→ **Exercise aim**
Skip the pictures and extract all of the lines exactly as written.

——————

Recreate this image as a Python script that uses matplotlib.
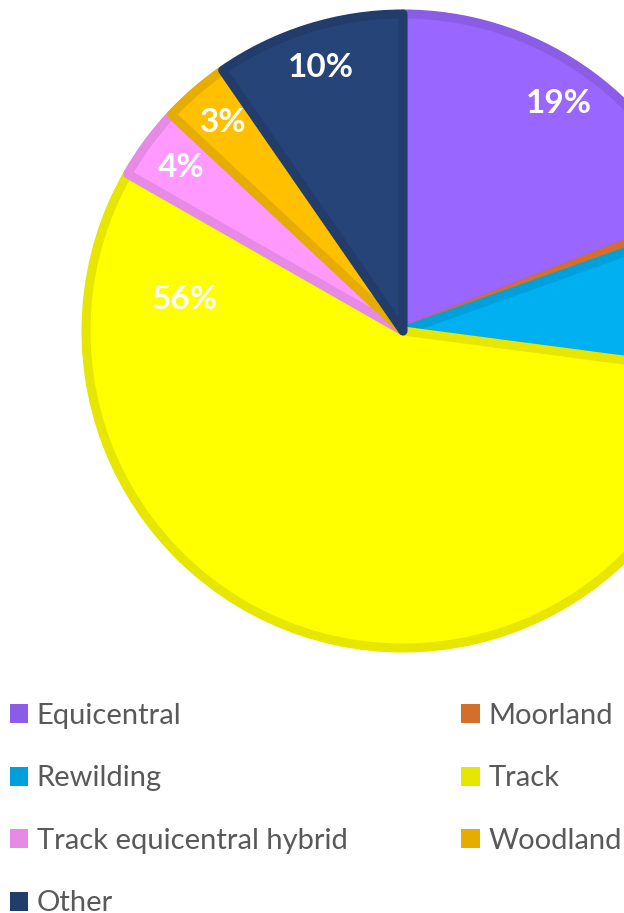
import matplotlib.pyplot as plt
from matplotlib.patches import Patch

# share of each category (percent)
categories = ["Equicentral", "Moorland", "Rewilding", "Track",
              "Track equicentral hybrid", "Woodland", "Other"]
shares = [19.0, 0.5, 7.5, 56.0, 3.7, 3.4, 9.6]

fill_colors = ["#9966FF", "#E07028", "#00B0F0", "#FFFF00",
               "#FF99FF", "#FFC000", "#264478"]
edge_colors = ["#8B5CE6", "#D36F2B", "#00A0DC", "#E6E600",
               "#E68AE6", "#E6AC00", "#223D6C"]

plt.rcParams["font.family"] = ["Lato", "DejaVu Sans"]

W, H = 624, 913
fig = plt.figure(figsize=(W / 100, H / 100), dpi=100)

# pie centre at (403, 331) px, radius ~317 px
cx, cy, r = 403, 331, 317
ax = fig.add_axes([(cx - r) / W, (H - cy - r) / H, 2 * r / W, 2 * r / H])

wedges, texts, autotexts = ax.pie(
    shares, colors=fill_colors, startangle=90, counterclock=False,
    autopct="%.0f%%", pctdistance=0.87,
    wedgeprops=dict(linewidth=6.5, joinstyle="round"),
    textprops=dict(color="white", fontsize=24, fontweight="bold"),
)
for w, ec in zip(wedges, edge_colors):
    w.set_edgecolor(ec)

# Excel's best-fit put the Track label up on the left side
autotexts[3].set_position((-0.69, 0.10))
# Moorland / Rewilding labels sit beyond the cropped right edge
autotexts[1].set_visible(False)
autotexts[2].set_visible(False)

ax.set_xlim(-1, 1)
ax.set_ylim(-1, 1)
ax.set_aspect("equal")
ax.axis("off")

# legend fills column first, so reorder to read row by row
order = [0, 2, 4, 6, 1, 3, 5]
handles = [Patch(facecolor=edge_colors[i], edgecolor="none") for i in order]
labels = [categories[i] for i in order]
fig.legend(handles, labels, ncol=2, loc="upper left",
           bbox_to_anchor=(10 / W, 1 - 703 / H), frameon=False,
           fontsize=21, labelcolor="#595959",
           handlelength=0.62, handleheight=0.62, handletextpad=0.3,
           labelspacing=1.25, columnspacing=3.9,
           borderpad=0, borderaxespad=0)

fig.savefig("out.png", dpi=100)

——————

→ **Exercise output**
Recreate this image as a Python script that uses matplotlib.
import matplotlib.pyplot as plt
from matplotlib.patches import Patch

# share of each category (percent)
categories = ["Equicentral", "Moorland", "Rewilding", "Track",
              "Track equicentral hybrid", "Woodland", "Other"]
shares = [19.0, 0.5, 7.5, 56.0, 3.7, 3.4, 9.6]

fill_colors = ["#9966FF", "#E07028", "#00B0F0", "#FFFF00",
               "#FF99FF", "#FFC000", "#264478"]
edge_colors = ["#8B5CE6", "#D36F2B", "#00A0DC", "#E6E600",
               "#E68AE6", "#E6AC00", "#223D6C"]

plt.rcParams["font.family"] = ["Lato", "DejaVu Sans"]

W, H = 624, 913
fig = plt.figure(figsize=(W / 100, H / 100), dpi=100)

# pie centre at (403, 331) px, radius ~317 px
cx, cy, r = 403, 331, 317
ax = fig.add_axes([(cx - r) / W, (H - cy - r) / H, 2 * r / W, 2 * r / H])

wedges, texts, autotexts = ax.pie(
    shares, colors=fill_colors, startangle=90, counterclock=False,
    autopct="%.0f%%", pctdistance=0.87,
    wedgeprops=dict(linewidth=6.5, joinstyle="round"),
    textprops=dict(color="white", fontsize=24, fontweight="bold"),
)
for w, ec in zip(wedges, edge_colors):
    w.set_edgecolor(ec)

# Excel's best-fit put the Track label up on the left side
autotexts[3].set_position((-0.69, 0.10))
# Moorland / Rewilding labels sit beyond the cropped right edge
autotexts[1].set_visible(False)
autotexts[2].set_visible(False)

ax.set_xlim(-1, 1)
ax.set_ylim(-1, 1)
ax.set_aspect("equal")
ax.axis("off")

# legend fills column first, so reorder to read row by row
order = [0, 2, 4, 6, 1, 3, 5]
handles = [Patch(facecolor=edge_colors[i], edgecolor="none") for i in order]
labels = [categories[i] for i in order]
fig.legend(handles, labels, ncol=2, loc="upper left",
           bbox_to_anchor=(10 / W, 1 - 703 / H), frameon=False,
           fontsize=21, labelcolor="#595959",
           handlelength=0.62, handleheight=0.62, handletextpad=0.3,
           labelspacing=1.25, columnspacing=3.9,
           borderpad=0, borderaxespad=0)

fig.savefig("out.png", dpi=100)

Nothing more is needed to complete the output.